Most people are unsure of the options for supporting charitable causes after their death
Young Canadians are already considering how their wealth may be able to impact others, even after their death.
While several studies have indicated the desire of younger generations to make a difference with their money, a new survey shows that for almost a quarter of respondents that extends to leaving a legacy in their will.
Across all generations, 46% said that they support a cause or charity on a regular basis, but 69% have not considered how that support could continue when they are no longer living.
This may be because of low awareness of the ease of leaving a legacy through their RRSP, RRIF, or TFSA.

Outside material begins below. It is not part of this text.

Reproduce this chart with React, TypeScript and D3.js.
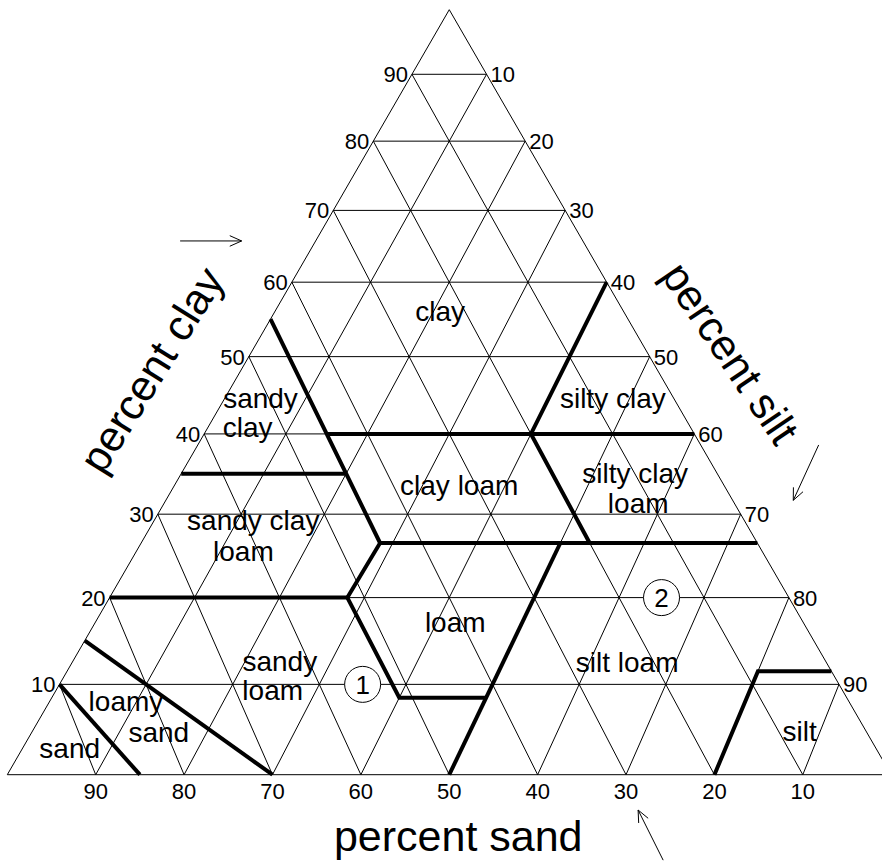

The Environics poll for public awareness campaign Will Power found that 12% of those aged 18-37 have already named a charity as a beneficiary of their registered funds. By contrast, just 3% of Boomers have done so.
More than 1 in 10 (12%) of the younger cohort have already left a donation in their will, double the share of Boomers who have done so.
"Thinking strategically about giving is an important part of how we shape the legacy we leave behind, and it's easier than people may think, but 67% of Canadians are not even aware they can name a charity as a beneficiary of their RRSP, RRIF or TFSA, for example," said Nahanni Ackroyd, CFP and investment representative, Ackroyd Financial Services.
The survey found that those in Atlantic Canada (13%) and BC (12%) are the most likely to say they have left a charitable bequest while BC comes top for those who have named a charity as a beneficiary of their registered fund (10%).